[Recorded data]
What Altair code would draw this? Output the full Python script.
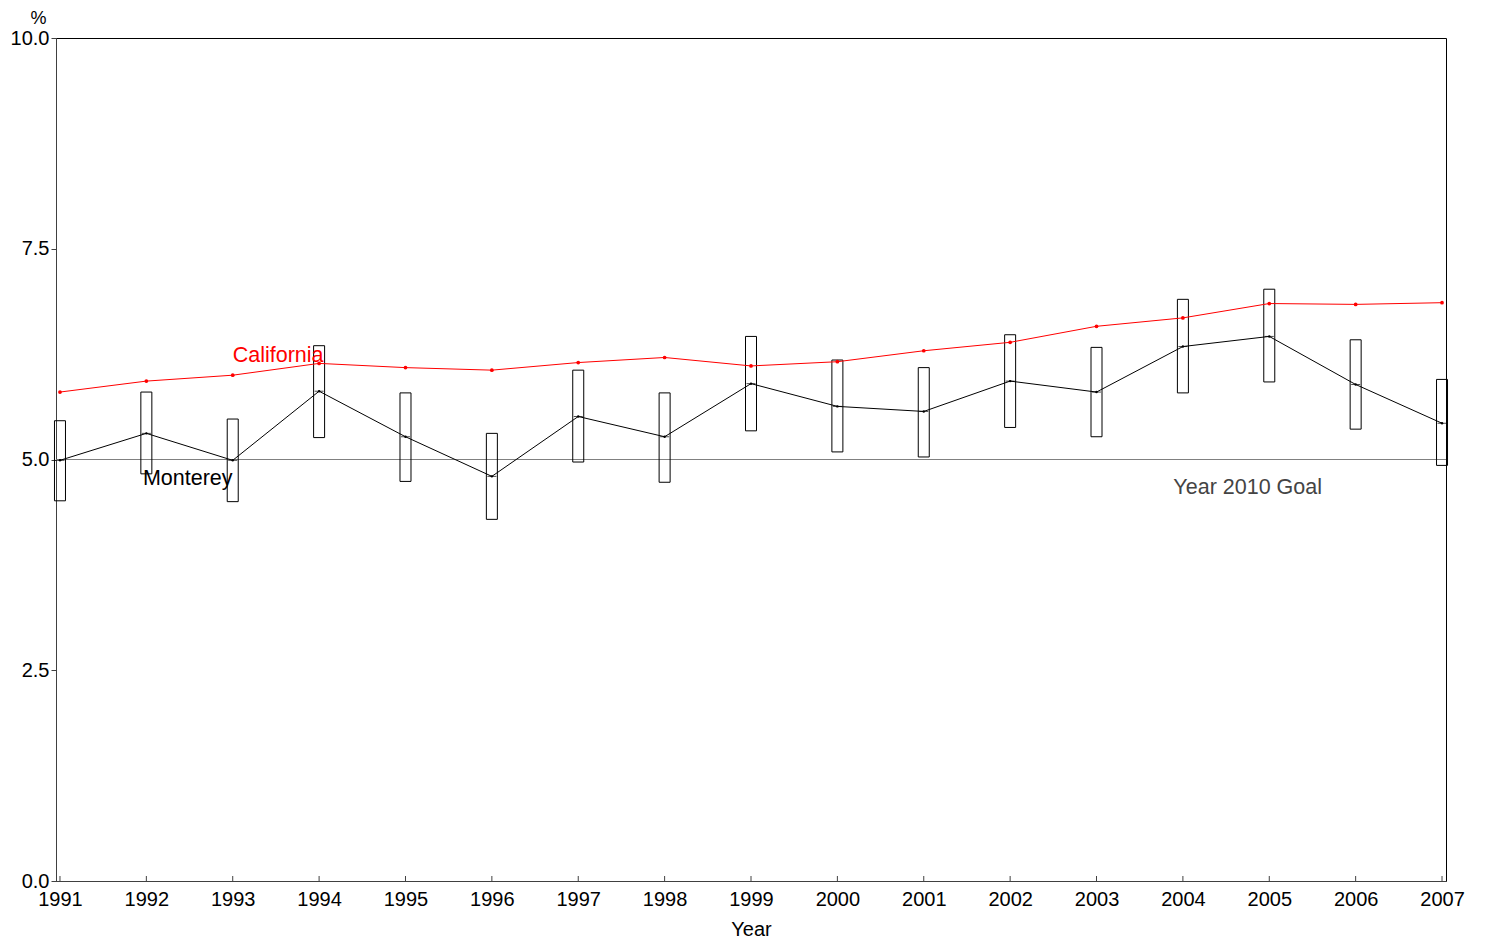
import altair as alt
import pandas as pd

years = list(range(1991, 2008))
california = [5.80, 5.93, 6.00, 6.14, 6.09, 6.06, 6.15, 6.21, 6.11, 6.16,
              6.29, 6.39, 6.58, 6.68, 6.85, 6.84, 6.86]
monterey = [4.99, 5.31, 4.99, 5.81, 5.27, 4.80, 5.51, 5.27, 5.90, 5.63,
            5.57, 5.93, 5.80, 6.34, 6.46, 5.89, 5.43]
monterey_lo = [4.51, 4.83, 4.50, 5.26, 4.74, 4.29, 4.97, 4.73, 5.34, 5.09,
               5.03, 5.38, 5.27, 5.79, 5.92, 5.36, 4.93]
monterey_hi = [5.46, 5.80, 5.48, 6.35, 5.79, 5.31, 6.06, 5.79, 6.46, 6.18,
               6.09, 6.48, 6.33, 6.90, 7.02, 6.42, 5.95]
goal = 5.0
y_ticks = [0, 2.5, 5.0, 7.5, 10.0]

label_text = ["California", "Monterey", "Year 2010 Goal"]
label_x = [1993.0, 1991.96, 2004.75]
label_y = [6.23, 4.77, 4.66]
label_color = ["#ff0000", "#000000", "#444444"]
label_align = ["left", "left", "center"]

df = pd.DataFrame({"year": years, "ca": california, "mo": monterey,
                   "lo": monterey_lo, "hi": monterey_hi})
lab = pd.DataFrame({"text": label_text, "x": label_x, "y": label_y,
                    "color": label_color, "align": label_align})

FONT = "Liberation Sans"
xscale = alt.Scale(domain=[1990.954, 2007.046], nice=False, zero=False, padding=0)
yscale = alt.Scale(domain=[0, 10], nice=False, zero=False, padding=0)

xaxis = alt.Axis(values=years, format="d", title="Year", grid=False,
                 tickSize=0, labelPadding=8, titlePadding=10,
                 labelFontSize=20, titleFontSize=20, labelFont=FONT,
                 titleFont=FONT, labelColor="#000", titleColor="#000",
                 titleFontWeight="normal", domainColor="#404040",
                 labelFlush=False)
yaxis = alt.Axis(values=y_ticks, format=".1f", title="%", grid=False,
                 tickSize=5, tickColor="#404040", labelPadding=2,
                 labelFontSize=20, titleFontSize=18, labelFont=FONT,
                 titleFont=FONT, labelColor="#000", titleColor="#000",
                 titleFontWeight="normal", titleAngle=0, titleX=-18,
                 titleY=-11, titleAlign="center", titleBaseline="bottom",
                 domainColor="#404040")

base = alt.Chart(df)

goal_rule = alt.Chart(pd.DataFrame({"g": [goal]})).mark_rule(
    color="#808080", strokeWidth=1).encode(y=alt.Y("g:Q", scale=yscale, axis=yaxis))

boxes = base.mark_bar(size=11, fillOpacity=0, stroke="#000", strokeWidth=1).encode(
    x=alt.X("year:Q", scale=xscale, axis=xaxis),
    y=alt.Y("lo:Q", scale=yscale, axis=yaxis),
    y2="hi:Q")

ca_line = base.mark_line(color="#ff0000", strokeWidth=1).encode(
    x=alt.X("year:Q", scale=xscale), y=alt.Y("ca:Q", scale=yscale))
ca_pts = base.mark_point(color="#ff0000", filled=True, size=14, opacity=1).encode(
    x=alt.X("year:Q", scale=xscale), y=alt.Y("ca:Q", scale=yscale))

mo_line = base.mark_line(color="#000", strokeWidth=1).encode(
    x=alt.X("year:Q", scale=xscale), y=alt.Y("mo:Q", scale=yscale))
mo_tick = base.mark_tick(color="#000", size=9, thickness=1, orient="horizontal").encode(
    x=alt.X("year:Q", scale=xscale), y=alt.Y("mo:Q", scale=yscale))
mo_pts = base.mark_point(color="#000", filled=True, size=6, opacity=1).encode(
    x=alt.X("year:Q", scale=xscale), y=alt.Y("mo:Q", scale=yscale))

xticks = alt.Chart(pd.DataFrame({"year": years})).mark_rule(
    color="#404040", strokeWidth=1).encode(
    x=alt.X("year:Q", scale=xscale), y=alt.value(843), y2=alt.value(838))

texts = []
for i in range(len(label_text)):
    texts.append(alt.Chart(lab.iloc[[i]]).mark_text(
        font=FONT, fontSize=21.5, align=label_align[i], baseline="middle",
        color=label_color[i]).encode(
        x=alt.X("x:Q", scale=xscale), y=alt.Y("y:Q", scale=yscale),
        text="text:N"))

chart = alt.layer(goal_rule, boxes, ca_line, ca_pts, mo_line, mo_tick, mo_pts,
                  xticks, *texts).properties(
    width=1390, height=843,
    autosize=alt.AutoSizeParams(type="none"),
    padding={"left": 48, "top": 30, "right": 30, "bottom": 60},
    background="white",
).configure_view(stroke="#000", strokeWidth=1)

chart.save("out.html", embed_options={"renderer": "svg", "actions": False})
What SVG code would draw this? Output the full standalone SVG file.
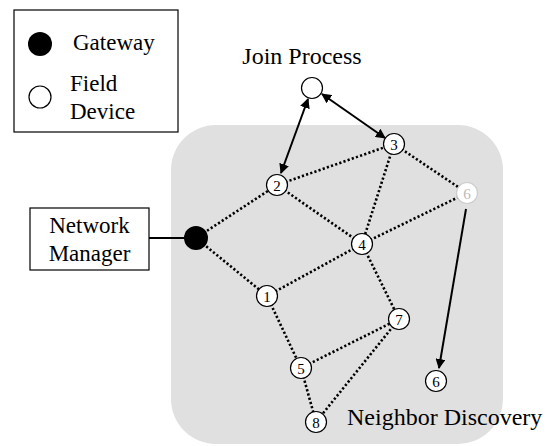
<svg xmlns="http://www.w3.org/2000/svg" width="549" height="446" viewBox="0 0 549 446">
<style>
text{font-family:"Liberation Serif","Times New Roman",serif;fill:#000}
.lbl{font-size:23px}
.big{font-size:24px}
.num{font-size:15px;text-anchor:middle}
.node{fill:#fff;stroke:#000;stroke-width:1.2}
.dot{stroke:#000;stroke-width:2.6;stroke-dasharray:2.2 2.2;fill:none}
.arr{stroke:#000;stroke-width:2;fill:none}
</style>
<defs>
<marker id="ah" viewBox="0 0 10 10" refX="9" refY="5" markerWidth="5" markerHeight="5" orient="auto-start-reverse" markerUnits="strokeWidth">
<path d="M0,0 L10,5 L0,10 Z" fill="#000"/>
</marker>
</defs>
<rect id="region" x="171" y="125" width="332" height="319" rx="45" fill="#e0e0e0"/>
<g id="legend">
<rect x="14" y="10" width="164" height="122" fill="#fff" stroke="#000" stroke-width="1.2"/>
<circle cx="40" cy="44" r="12" fill="#000"/>
<text x="73" y="50" class="lbl">Gateway</text>
<circle cx="40" cy="97" r="11" fill="#fff" stroke="#000" stroke-width="1.2"/>
<text x="70" y="91" class="lbl">Field</text>
<text x="70" y="119" class="lbl">Device</text>
</g>
<g id="connectors">
<line class="dot" x1="196" y1="238" x2="277" y2="185"/>
<line class="dot" x1="196" y1="238" x2="267" y2="296"/>
<line class="dot" x1="277" y1="185" x2="394" y2="144"/>
<line class="dot" x1="277" y1="185" x2="362" y2="244"/>
<line class="dot" x1="394" y1="144" x2="362" y2="244"/>
<line class="dot" x1="394" y1="144" x2="467" y2="193"/>
<line class="dot" x1="467" y1="193" x2="362" y2="244"/>
<line class="dot" x1="362" y1="244" x2="267" y2="296"/>
<line class="dot" x1="362" y1="244" x2="399" y2="319"/>
<line class="dot" x1="267" y1="296" x2="301" y2="368"/>
<line class="dot" x1="301" y1="368" x2="399" y2="319"/>
<line class="dot" x1="399" y1="319" x2="316" y2="422"/>
<line class="dot" x1="301" y1="368" x2="316" y2="422"/>
<line x1="149" y1="238" x2="190" y2="238" stroke="#000" stroke-width="2"/>
<line class="arr" x1="308" y1="99" x2="281" y2="173" marker-start="url(#ah)" marker-end="url(#ah)"/>
<line class="arr" x1="322" y1="94" x2="385" y2="138" marker-start="url(#ah)" marker-end="url(#ah)"/>
<line class="arr" x1="466" y1="209" x2="439" y2="368" marker-end="url(#ah)"/>
</g>
<g id="manager">
<rect x="30" y="208" width="119" height="62" fill="#fff" stroke="#000" stroke-width="1.2"/>
<text x="89.5" y="233" class="lbl" text-anchor="middle">Network</text>
<text x="89.5" y="261" class="lbl" text-anchor="middle">Manager</text>
</g>
<g id="gateway"><circle cx="196" cy="238" r="12" fill="#000"/></g>
<g id="join"><circle cx="312" cy="88" r="10.5" class="node"/><text x="302" y="64" class="big" text-anchor="middle">Join Process</text></g>
<g id="n2"><circle cx="277" cy="185" r="10.5" class="node"/><text x="277" y="190.5" class="num">2</text></g>
<g id="n3"><circle cx="394" cy="144" r="10.5" class="node"/><text x="394" y="149.5" class="num">3</text></g>
<g id="n4"><circle cx="362" cy="244" r="10.5" class="node"/><text x="362" y="249.5" class="num">4</text></g>
<g id="n1"><circle cx="267" cy="296" r="10.5" class="node"/><text x="267" y="301.5" class="num">1</text></g>
<g id="n7"><circle cx="399" cy="319" r="10.5" class="node"/><text x="399" y="324.5" class="num">7</text></g>
<g id="n5"><circle cx="301" cy="368" r="10.5" class="node"/><text x="301" y="373.5" class="num">5</text></g>
<g id="n8"><circle cx="316" cy="422" r="10.5" class="node"/><text x="316" y="427.5" class="num">8</text></g>
<g id="n6ghost"><circle cx="467" cy="193" r="10.5" fill="#fff" stroke="#ccc" stroke-width="1.2"/><text x="467" y="198.5" class="num" style="fill:#bbb">6</text></g>
<g id="n6"><circle cx="436" cy="381" r="10.5" class="node"/><text x="436" y="386.5" class="num">6</text></g>
<g id="nd"><text x="347" y="425" class="big">Neighbor Discovery</text></g>
</svg>
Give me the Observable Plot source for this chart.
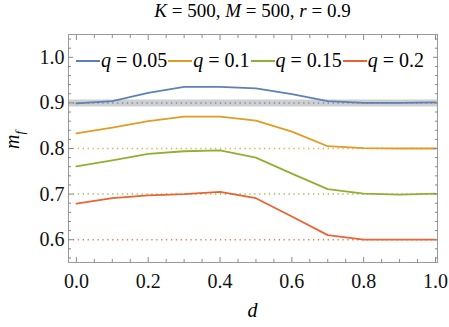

■ Your goal
Please repeat exactly the data above from its first line to the line that contains "import pandas as pd", inclusive, and leave every picture out.

■ Solution to this exercise
What Altair code would draw this? Output the full Python script.
import altair as alt
import pandas as pd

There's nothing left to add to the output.